The latter has no familial relationship to George Ryan, but seems
in many ways to be his political heir.
This is not
a compliment. Gov. Ryan's administration is essentially collapsing
around him. Before winning election to the top slot in 1998, he
served as Illinois secretary of state. One of his duties was the
issuance of driver's licenses. During his tenure, however, driving
privileges were evidently available for anyone willing to grease
the appropriate palms. The resulting corruption would become a threat
to public safety: In 1994, a couple's minivan caught fire after
striking a fallen part from the truck of an illegally licensed driver.
The family's six children died. A federal probe led to lawsuits
and criminal trials that have yielded more than 40 convictions.

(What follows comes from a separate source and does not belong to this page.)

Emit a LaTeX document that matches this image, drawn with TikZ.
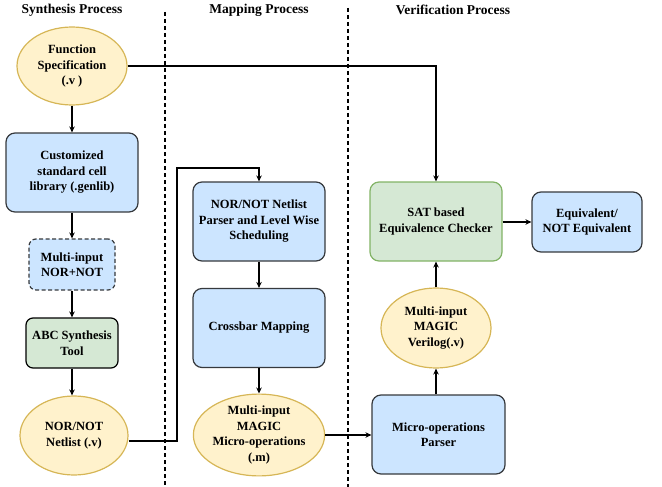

As the licenses-for-bribery
scandal deepened last year, Ryan announced that he wouldn't be seeking
reelection. Conservatives weren't disappointed in addition
to malfeasances before he became governor, Ryan's conduct since
1998 hadn't exactly warmed their hearts. He has issued an unpopular
(and arguably unconstitutional) moratorium on the death penalty
in Illinois. While signing some small tax cuts early in his term
as governor, he raised other levies to fund a massive transportation
package. In 2000, he proposed a $12 billion hike in education spending
over five years, dismissing a competitive legislative proposal to
cut taxes as "giving away the store." The resulting deal
included modest and largely temporary tax cuts, while Ryan's budget-busting
plans survived largely intact. "The bad news," observed
the Cato Institute in a 2000 report card on the nation's governors,
"is that George Ryan's tenure has so far brought a continuation
of the big government fiscal policies of former governor Jim Edgar."
The numbers
tell the story of Illinois under the past three Republican governors.
State spending has grown faster than personal income in 18 of the
last 20 years. During the 1990s, the general fund grew by 78 percent
(from $13 billion to $23 billion), while the combined state and
local tax burden edged up to nearly 10 percent of personal income.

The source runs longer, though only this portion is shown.